The problem was not the closed accounts per se, said a Chinese delegate, “but more serious was the issue that some countries were targeted, mostly developing countries.”

An Asian diplomat told IPS that to the best of his knowledge, the bank accounts of most, or all, Western missions were left untouched.

“Why this double standard?” he asked.

Besides China, the countries that led the protest at the G77 meeting included Bolivia (the current G77 chair), Colombia, Argentina, Iran, Kenya, Sudan, Algeria, Zimbabwe, Honduras and Sri Lanka.

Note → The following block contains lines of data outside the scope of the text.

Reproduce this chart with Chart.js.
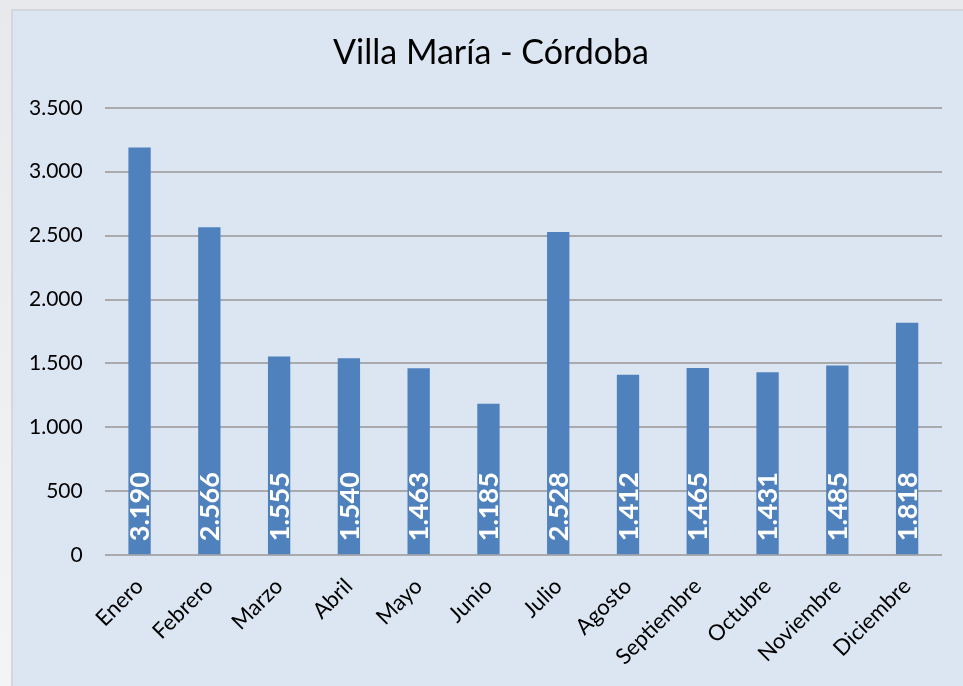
<!DOCTYPE html>
<html>
<head>
<meta charset="utf-8">
<script src="https://cdn.jsdelivr.net/npm/chart.js@4/dist/chart.umd.min.js"></script>
<style>
  html, body { margin:0; padding:0; }
  body { width:963px; height:686px; overflow:hidden; background:linear-gradient(#e8e9ec, #f3f4f6); position:relative; }
  #frame { position:absolute; left:11px; top:9px; width:960px; height:690px; background:#dce6f2; border:2px solid #d4d7db; box-sizing:border-box; }
  #wrap { position:absolute; left:7px; top:11px; width:968px; height:675px; }
</style>
</head>
<body>
<div id="frame"></div>
<div id="wrap"><canvas id="chart"></canvas></div>
<script>
// datos mensuales
const months = ['Enero','Febrero','Marzo','Abril','Mayo','Junio','Julio','Agosto','Septiembre','Octubre','Noviembre','Diciembre'];
const values = [3190, 2566, 1555, 1540, 1463, 1185, 2528, 1412, 1465, 1431, 1485, 1818];
const chartTitle = 'Villa María - Córdoba';

const FONT = 'Lato, "Open Sans", sans-serif';

function fmtNum(v){
  return String(v).replace(/\B(?=(\d{3})+(?!\d))/g, '.');
}

// etiquetas verticales dentro de cada barra
const barLabels = {
  id: 'barLabels',
  afterDatasetsDraw(chart){
    const ctx = chart.ctx;
    const meta = chart.getDatasetMeta(0);
    ctx.save();
    ctx.fillStyle = '#ffffff';
    ctx.font = 'bold 27px ' + FONT;
    ctx.textAlign = 'left';
    ctx.textBaseline = 'middle';
    meta.data.forEach((bar, i) => {
      ctx.save();
      ctx.translate(bar.x + 1, bar.base - 13);
      ctx.rotate(-Math.PI/2);
      ctx.fillText(fmtNum(values[i]), 0, 0);
      ctx.restore();
    });
    ctx.restore();
  }
};

new Chart(document.getElementById('chart'), {
  type: 'bar',
  data: {
    labels: months,
    datasets: [{
      data: values,
      backgroundColor: '#4f81bd',
      borderWidth: 0,
      barPercentage: 0.32,
      categoryPercentage: 1
    }]
  },
  options: {
    responsive: true,
    maintainAspectRatio: false,
    animation: false,
    layout: { padding: { left: 0, right: 0, top: 0, bottom: 6 } },
    plugins: {
      legend: { display: false },
      tooltip: { enabled: false },
      title: {
        display: true,
        text: chartTitle,
        color: '#000',
        font: { family: FONT, size: 34, weight: 'normal' },
        padding: { top: 22, bottom: 34 }
      }
    },
    scales: {
      x: {
        grid: { display: false },
        border: { display: false },
        ticks: {
          color: '#000',
          font: { family: FONT, size: 22 },
          minRotation: 45,
          maxRotation: 45,
          padding: 10
        }
      },
      y: {
        min: 0,
        max: 3500,
        border: { display: false },
        grid: { color: '#a8aaad', lineWidth: 2, drawTicks: false },
        ticks: {
          stepSize: 500,
          color: '#000',
          font: { family: FONT, size: 21 },
          padding: 22,
          callback: v => fmtNum(v)
        }
      },
      // eje vacío a la derecha, solo reserva margen
      yRight: {
        position: 'right',
        display: true,
        grid: { display: false },
        border: { display: false },
        ticks: { display: false },
        afterFit(scale){ scale.width = 33; }
      }
    }
  },
  plugins: [barLabels]
});
</script>
</body>
</html>
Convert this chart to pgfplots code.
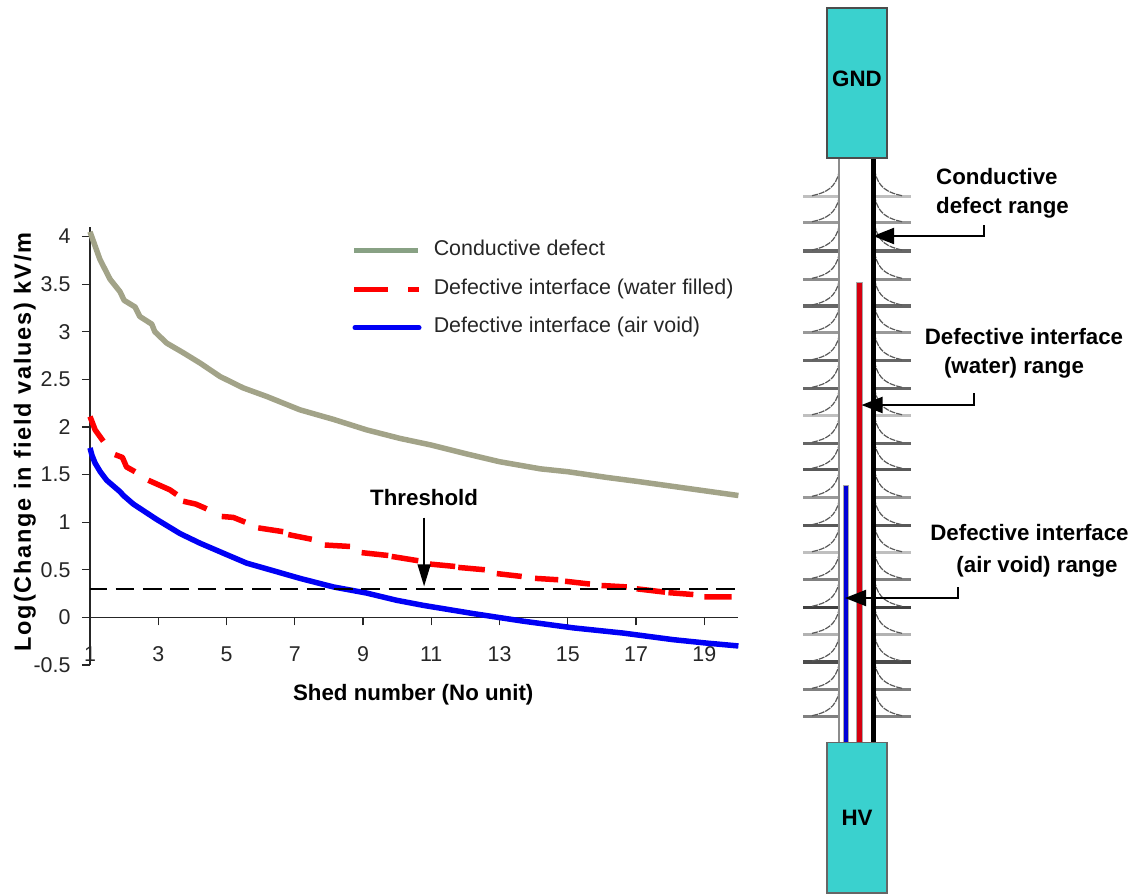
\documentclass[border=0pt]{standalone}
\usepackage{pgfplots}
\pgfplotsset{compat=1.18}
\usepackage{fontspec}
\setmainfont{Liberation Sans}
\usetikzlibrary{arrows.meta}
\newcommand\lab{\fontsize{21.4}{25}\selectfont\color{black!85}}
\newcommand\blab{\fontsize{22.3}{26}\selectfont\bfseries}
\newcommand\ylab{\fontsize{23.5}{26}\selectfont\bfseries\addfontfeature{LetterSpace=7.8}}
\newcommand\shed[2]{%
 \draw[line width=3.5pt,color=black!#2] (803,#1)--(839,#1) (876,#1)--(911,#1);
 \draw[line width=1.2pt,color=black!65,dash pattern=on 6pt off 1pt] (812,#1-1) .. controls (826,#1-4) and (836,#1-9) .. (839,#1-25);
 \draw[line width=1.2pt,color=black!65,dash pattern=on 6pt off 1pt] (902,#1-1) .. controls (888,#1-4) and (878,#1-9) .. (875,#1-25);
}
\definecolor{teal1}{HTML}{3AD1CE}
\definecolor{cond}{HTML}{A2A388}
\definecolor{condleg}{HTML}{88A184}
\begin{document}
\begin{tikzpicture}
\useasboundingbox (0pt,0pt) rectangle (1135pt,895pt);
% ---------- diagram ----------
\begin{axis}[at={(0pt,0pt)},anchor=south west,scale only axis,width=1135pt,height=895pt,
  xmin=0,xmax=1135,ymin=0,ymax=895,y dir=reverse,hide axis,clip=false]
\shed{196.7}{25}\shed{222.7}{40}\shed{251}{60}\shed{279.3}{45}\shed{306}{60}
\shed{332.7}{40}\shed{360.7}{60}\shed{388.3}{60}\shed{415.7}{25}\shed{443.3}{60}
\shed{469.3}{65}\shed{497.3}{40}\shed{525.7}{65}\shed{552.7}{25}\shed{579.3}{50}
\shed{607.3}{75}\shed{634.3}{30}\shed{662}{70}\shed{689.3}{50}\shed{716.7}{50}
\fill[white] (839.8,158) rectangle (871,742);
\draw[line width=1.5pt,color=black!45] (839,158)--(839,742);
\draw[line width=6.5pt,color=black!35] (859.7,282)--(859.7,742);
\draw[line width=4.6pt,color={rgb,255:red,214;green,0;blue,16}] (859.7,282.5)--(859.7,742);
\draw[line width=6.5pt,color=black!35] (846,485)--(846,742);
\draw[line width=4.6pt,color={rgb,255:red,0;green,0;blue,214}] (846,485.5)--(846,742);
\draw[line width=5pt,color=black] (873.3,158)--(873.3,742);
\draw[line width=1.6pt,color=black!70,fill=teal1] (826.7,8) rectangle (887,158);
\draw[line width=1.6pt,color=black!60,fill=teal1] (826.7,742.3) rectangle (887,892.7);
\node[font=\blab] at (857,79) {GND};
\node[font=\blab] at (857,818) {HV};
\draw[line width=2pt,-{Triangle[length=21pt,width=16pt]}] (984,225)--(984,236)--(873,236);
\draw[line width=2pt,-{Triangle[length=21pt,width=16pt]}] (974,393)--(974,405)--(861.5,405);
\draw[line width=2pt,-{Triangle[length=21pt,width=16pt]}] (957.7,587)--(957.7,598)--(845,598);
\node[font=\blab,anchor=west,inner sep=0pt] at (936,177) {Conductive};
\node[font=\blab,anchor=west,inner sep=0pt] at (936,208) {defect range};
\node[font=\blab,anchor=center,inner sep=0pt] at (1024,337) {Defective interface};
\node[font=\blab,anchor=center,inner sep=0pt] at (1014,368) {(water) range};
\node[font=\blab,anchor=center,inner sep=0pt] at (1029.5,533) {Defective interface};
\node[font=\blab,anchor=center,inner sep=0pt] at (1037,566.7) {(air void) range};
\end{axis}
% ---------- chart ----------
\begin{axis}[at={(90pt,230pt)},anchor=south west,scale only axis,width=648.4pt,height=438pt,
  xmin=1,xmax=20,ymin=-0.5,ymax=4.1,clip=false,
  axis x line=middle,axis y line=left,axis line style={-,line width=1.4pt,black!85},
  hide obscured x ticks=false,hide obscured y ticks=false,
  tick align=outside,major tick length=8pt,tick style={line width=1.2pt,black!85},
  xtick={1,3,5,7,9,11,13,15,17,19},
  ytick={-0.5,0,0.5,1,1.5,2,2.5,3,3.5,4},
  yticklabels={-0.5,0,0.5,1,1.5,2,2.5,3,3.5,4},
  xticklabels={1,3,5,7,9,11,13,15,17,19},
  ticklabel style={font=\lab},
  xticklabel style={anchor=center,yshift=-29pt},
  yticklabel style={xshift=-8pt},
  xlabel={Shed number (No unit)},ylabel={Log(Change in field values) kV/m},
  every axis x label/.style={at={(axis description cs:0.4985,-0.069)},anchor=center,font=\blab},
  every axis y label/.style={at={(axis description cs:-0.1003,0.509)},anchor=center,rotate=90,font=\ylab},
  unbounded coords=jump,
  legend style={at={(axis description cs:0.403,0.969)},anchor=north west,draw=none,fill=none,
    font=\lab,row sep=18.5pt,inner sep=0pt,
    nodes={inner sep=0pt,text height=15pt,text depth=5pt}},
  legend cell align=left,
  line join=round]
\addplot[color=cond,line width=5.5pt,
  legend image code/.code={\draw[color=condleg,line width=5pt] (0pt,0pt)--(64pt,0pt);\path (77pt,0pt);}]
 coordinates {(1,4.05)(1.15,3.9)(1.29,3.76)(1.59,3.55)(1.88,3.42)(2.0,3.33)(2.32,3.26)(2.46,3.16)(2.81,3.08)
 (2.9,3.0)(3.25,2.88)(3.73,2.78)(4.23,2.67)(4.81,2.53)(5.49,2.41)(6.18,2.32)(7.15,2.18)(8.13,2.08)(9.1,1.97)
 (10.08,1.88)(11,1.81)(12,1.72)(13,1.635)(14.2,1.56)(15,1.53)(16.14,1.47)(17,1.43)(18.08,1.376)(19,1.33)(20,1.28)};
\addlegendentry{Conductive defect}
\addplot[color=red,line width=5.5pt,
  legend image code/.code={\draw[color=red,line width=5pt,dash pattern=on 34pt off 20pt on 11pt] (0pt,0pt)--(65pt,0pt);\path (77pt,0pt);}]
 coordinates {(1,2.11)(1.15,1.97)(1.39,1.85)(1.39,nan)
 (1.73,1.71)(1.95,1.68)(2.07,1.58)(2.32,1.53)(2.32,nan)
 (2.71,1.44)(3.34,1.34)(3.54,1.29)(3.54,nan)
 (3.73,1.22)(4.1,1.19)(4.42,1.14)(4.42,nan)
 (4.86,1.06)(5.2,1.05)(5.55,1.0)(5.55,nan)
 (5.93,.94)(6.66,.90)(6.66,nan)
 (6.81,.87)(7.5,.82)(7.5,nan)
 (7.88,.76)(8.62,.745)(8.62,nan)
 (8.96,.68)(9.74,.65)(9.74,nan)
 (9.84,.64)(10.62,.595)(10.62,nan)
 (10.96,.56)(11.7,.535)(11.7,nan)
 (11.79,.525)(12.57,.50)(12.57,nan)
 (12.92,.46)(13.65,.43)(13.65,nan)
 (14.04,.41)(14.72,.395)(14.72,nan)
 (14.92,.38)(15.65,.35)(15.65,nan)
 (15.99,.335)(16.73,.32)(16.73,nan)
 (17.02,.30)(17.85,.265)(17.85,nan)
 (17.95,.26)(18.68,.24)(18.68,nan)
 (19.0,.215)(19.8,.215)};
\addlegendentry{Defective interface (water filled)}
\addplot[color={rgb,255:red,0;green,0;blue,245},line width=5.5pt,
  legend image code/.code={\draw[color={rgb,255:red,0;green,0;blue,245},line width=5pt,line cap=round] (1pt,0pt)--(65pt,0pt);\path (77pt,0pt);}]
 coordinates {(1,1.78)(1.06,1.70)(1.15,1.62)(1.3,1.53)(1.49,1.44)(1.88,1.32)(1.98,1.28)(2.27,1.19)(2.95,1.03)(3.64,.88)(4.22,.78)(5,.66)
 (5.59,.57)(6.47,.48)(7.15,.41)(8.13,.32)(9.1,.256)(9.98,.18)(10.77,.126)(12.23,.04)(13.7,-.04)(15.16,-.11)(16.63,-.165)
 (18.09,-.234)(19.07,-.27)(20,-.30)};
\addlegendentry{Defective interface (air void)}
\addplot[forget plot,color=black,line width=1.5pt,dash pattern=on 18.5pt off 8.8pt,dash phase=1.6pt] coordinates {(1,.3)(20,.3)};
\node[font=\blab,inner sep=0pt] at (axis cs:10.79,1.26) {Threshold};
\draw[line width=1.4pt,-{Triangle[length=22pt,width=13pt]}] (axis cs:10.79,1.047)--(axis cs:10.79,.326);
\end{axis}
\end{tikzpicture}
\end{document}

Ambassador Palitha Kohona, Sri Lanka’s permanent representative to the United Nations, told IPS there has been a suggestion that the U.N. Secretariat wield its considerable commercial clout by ceasing to deal with banks which have closed the accounts of certain diplomatic missions and diplomats attached to such missions

“The U.N.’s transactions amount to many billions of dollars per year,” he noted. “If the diplomats of member states and their missions are not welcome at these banks, why should the United Nations, which is an organisation of the same member states, continue to deal with them?”

Williams said there is an underlying principle of ‘do as we say, not do as we do’.

Presumably, under the Vienna Conventions, diplomatic bank accounts should have similar protections as other diplomatic communications, but the banks would need assurances from the U.S. authorities to exempt them from the Orwellian scrutiny they subject everybody else to, he added.

“So the missions will now be forced to send cash – tending to suspicions of money laundering. Indeed, we know some missions have done just that, but U.S. insularity now gives them an excuse for their behavior,” said Williams, U.N. correspondent for the Tribune and author of “U.N. for Beginners”.

Asked for an official response, U.N.’s Deputy Spokesperson Farhan Haq told IPS the secretary-general shares the concerns of the Group of 77, and the U.N. has taken up the issue with the host country and Chase.

“The Secretariat has also initiated discussions with other financial institutions to assist with finding alternative banking arrangements for the affected missions and their staff,” he added.